Health Disparities among Lesbian, Gay, Bisexual, and Transgender (LGBT) Adults in Nashville, Tennessee
AbstractObjectives: Health disparities for lesbian, gay, bisexual, and transgender (LGBT) adults are well documented, but LGBT health data at the municipal and county levels are lacking, especially in the southern United States. The objective of this study was to compare access to care, health outcomes, and behavioral risk factors between LGBT and non-LGBT adults in Nashville and Davidson County, Tennessee.
Methods: Data for this study came from a randomly selected, population-based sample of LGBT (n = 128) and non-LGBT (n = 1583) adults in Nashville.

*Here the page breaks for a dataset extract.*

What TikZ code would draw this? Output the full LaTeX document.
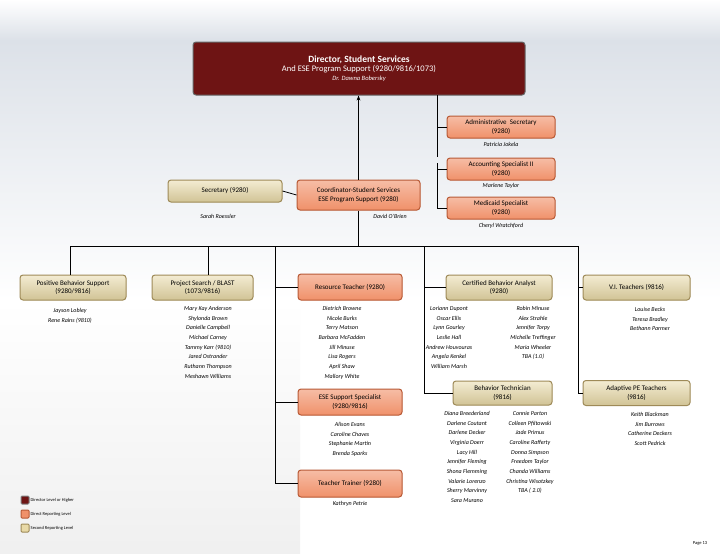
\documentclass[tikz,border=0pt]{standalone}
\usepackage{fontspec}
\setmainfont{Carlito}
\usetikzlibrary{arrows.meta}
\definecolor{dirc}{HTML}{6E1414}
\definecolor{orc}{HTML}{F0916A}
\definecolor{ordc}{HTML}{B85A36}
\definecolor{tanc}{HTML}{E8D9A6}
\definecolor{tandc}{HTML}{9E8A58}
\definecolor{bgc}{HTML}{DCE1E8}
\begin{document}
\begin{tikzpicture}[x=1pt,y=-1pt,
  box/.style={draw=#1,line width=1pt,rounded corners=3pt,align=center,inner sep=1pt,font=\fontsize{7}{8.5}\selectfont},
  org/.style={box=ordc,fill=orc,top color=orc!60!white,bottom color=orc},
  tan/.style={box=tandc,fill=tanc,top color=tanc!50!white,bottom color=tanc!90!black},
  nm/.style={align=center,font=\fontsize{6}{9.7}\selectfont\itshape,inner sep=0pt,anchor=north},
  ln/.style={draw=black,line width=0.8pt}]
\useasboundingbox (0,0) rectangle (720,554);
\fill[white] (0,0) rectangle (720,554);
\shade[top color=white,bottom color=bgc] (0,0) rectangle (720,40);
\shade[top color=bgc,bottom color=white] (0,40) rectangle (720,300);
\shade[top color=white,bottom color=black!6] (0,300) rectangle (300,554);
% director
\node[box=black!60,fill=dirc,text=white,minimum width=332pt,minimum height=53pt] (dir) at (359,68.5)
 {{\fontsize{9.5}{11}\selectfont\bfseries Director, Student Services}\\[1pt]{\fontsize{8.5}{10}\selectfont And ESE Program Support (9280/9816/1073)}\\{\fontsize{6.5}{8}\selectfont\itshape Dr. Dawna Bobersky}};
\node[org,minimum width=108pt,minimum height=22pt] (adm) at (501,127) {Administrative\ \ Secretary\\(9280)};
\node[nm] (admn) at (501,142) {Patricia Jokela};
\node[org,minimum width=108pt,minimum height=22pt] (acc) at (501,169) {Accounting Specialist II\\(9280)};
\node[nm] (accn) at (501,183) {Marlene Taylor};
\node[org,minimum width=108pt,minimum height=22pt] (med) at (501,208) {Medicaid Specialist\\(9280)};
\node[nm] (medn) at (501,223) {Cheryl Wratchford};
\node[tan,minimum width=114pt,minimum height=22pt] (sec) at (225,191) {Secretary (9280)};
\node[nm] (secn) at (218,214) {Sarah Roessler};
\node[org,minimum width=123pt,minimum height=30pt] (coo) at (358.5,195) {Coordinator-Student Services\\ESE Program Support (9280)};
\node[nm] (coon) at (390,214) {David O'Brien};
% second level
\node[tan,minimum width=106pt,minimum height=25pt] (pbs) at (73,287.5) {Positive Behavior Support\\(9280/9816)};
\node[nm] (pbsn) at (70,308) {Jayson Lobley\\Rene Rains (9810)};
\node[tan,minimum width=101pt,minimum height=25pt] (ps) at (202.5,287.5) {Project Search / BLAST\\(1073/9816)};
\node[nm] (psn) at (208,306) {Mary Kay Anderson\\Shylonda Brown\\Danielle Campbell\\Michael Carney\\Tammy Karr (9810)\\Jared Ostrander\\Ruthann Thompson\\Meshawn Williams};
\node[org,minimum width=104pt,minimum height=26pt] (rt) at (350,287) {Resource Teacher (9280)};
\node[nm] (rtn) at (342,306) {Dietrich Browne\\Nicole Burks\\Terry Matson\\Barbara McFadden\\Jill Minuse\\Lisa Rogers\\April Shaw\\Mallory White};
\node[org,minimum width=104pt,minimum height=26pt] (ese) at (350,402) {ESE Support Specialist\\(9280/9816)};
\node[nm] (esen) at (350,422) {Alison Evans\\Caroline Chaves\\Stephanie Martin\\Brenda Sparks};
\node[org,minimum width=104pt,minimum height=27pt] (tt) at (350,483.5) {Teacher Trainer (9280)};
\node[nm] (ttn) at (350,501) {Kathryn Petrie};
\node[tan,minimum width=106pt,minimum height=25pt] (cba) at (499,287.5) {Certified Behavior Analyst\\(9280)};
\node[nm] (cban1) at (449,306) {Loriann Dupont\\Oscar Ellis\\Lynn Gourley\\Leslie Hall\\Andrew Houvouras\\Angela Kenkel\\William Marsh};
\node[nm] (cban2) at (533,306) {Robin Minuse\\Alex Strahle\\Jennifer Torpy\\Michelle Treffinger\\Maria Wheeler\\TBA (1.0)};
\node[tan,minimum width=99pt,minimum height=24pt] (bt) at (502.5,393) {Behavior Technician\\(9816)};
\node[nm] (btn1) at (467,411) {Diana Breederland\\Darlene Coutant\\Darlene Decker\\Virginia Doerr\\Lacy Hill\\Jennifer Fleming\\Shona Flemming\\Valarie Lorenzo\\Sherry Marvinny\\Sara Murano};
\node[nm] (btn2) at (530,411) {Connie Parton\\Colleen Pfiltowski\\Jade Primus\\Caroline Rafferty\\Donna Simpson\\Freedom Taylor\\Chanda Williams\\Christina Wisotzkey\\TBA ( 2.0)};
\node[tan,minimum width=107pt,minimum height=25pt] (ve) at (636.5,287.5) {V.I. Teachers (9816)};
\node[nm] (ven) at (650,307) {Louise Becks\\Teresa Bradley\\Bethann Parmer};
\node[tan,minimum width=107pt,minimum height=25pt] (ape) at (636.5,393) {Adaptive PE Teachers\\(9816)};
\node[nm] (apen) at (650,412) {Keith Blackman\\Jim Burrows\\Catherine Deckers\\Scott Pedrick};
% connectors
\coordinate (bl) at (70,246); \coordinate (br) at (578,246);
\draw[ln,-{Stealth[length=5pt]}] (coo.north) -- (coo.north|-dir.south);
\draw[ln] (coo.south) -- (coo.south|-bl);
\draw[ln] (bl) -- (br);
\draw[ln] (bl) -- (pbs.north-|bl);
\draw[ln] (ps.north-|208,0) -- (208,246);
\draw[ln] (275,246) -- (275,483.5) -- (tt.west);
\draw[ln] (275,287) -- (rt.west);
\draw[ln] (275,402) -- (ese.west);
\draw[ln] (424,246) -- (424,393) -- (bt.west);
\draw[ln] (424,287.5) -- (cba.west);
\draw[ln] (br) -- (578,393) -- (ape.west);
\draw[ln] (578,287.5) -- (ve.west);
\draw[ln] (sec.east) -- (coo.west);
\draw[ln] (437,95) -- (437,157);
\draw[ln] (437,163) -- (437,208) -- (med.west);
\draw[ln] (437,127) -- (adm.west);
\draw[ln] (437,169) -- (acc.west);
% legend
\node[box=black!50,fill=dirc,minimum size=8pt,inner sep=0pt,rounded corners=1pt] (l1) at (25,500) {};
\node[box=ordc,fill=orc,minimum size=8pt,inner sep=0pt,rounded corners=1pt] (l2) at (25,514) {};
\node[box=tandc,fill=tanc,minimum size=8pt,inner sep=0pt,rounded corners=1pt] (l3) at (25,528) {};
\node[anchor=west,font=\fontsize{4.5}{5}\selectfont,inner sep=1pt] (t1) at (l1.east) {Director Level or Higher};
\node[anchor=west,font=\fontsize{4.5}{5}\selectfont,inner sep=1pt] (t2) at (l2.east) {Direct Reporting Level};
\node[anchor=west,font=\fontsize{4.5}{5}\selectfont,inner sep=1pt] (t3) at (l3.east) {Second Reporting Level};
\node[font=\fontsize{4.5}{5}\selectfont] (pg) at (700,543) {Page 13};
\end{tikzpicture}
\end{document}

Multivariable logistic regression models were used to compare health outcomes between LGBT and non-LGBT Nashvillians while adjusting for demographic characteristics and socioeconomic status.
Results: LGBT Nashvillians were more likely to be uninsured (odds ratio [OR] 3.96, 95% confidence interval [CI] 1.72–9.10), report unmet medical care needs because of cost (OR 2.20, 95% CI 1.14–4.25), exhibit worse mental health outcomes (eg, frequent mental distress; OR 4.53, 95% CI 2.33–8.80), and report high-risk behaviors for human immunodeficiency virus (OR 9.47, 95% CI 3.96–22.62) compared with non-LGBT Nashvillians.
Conclusions: To achieve health equity for LGBT individuals at the municipal level, Nashville and Tennessee should consider multifaceted approaches to expanding health insurance coverage and nondiscrimination protections and address mental health and human immunodeficiency virus risks among vulnerable populations.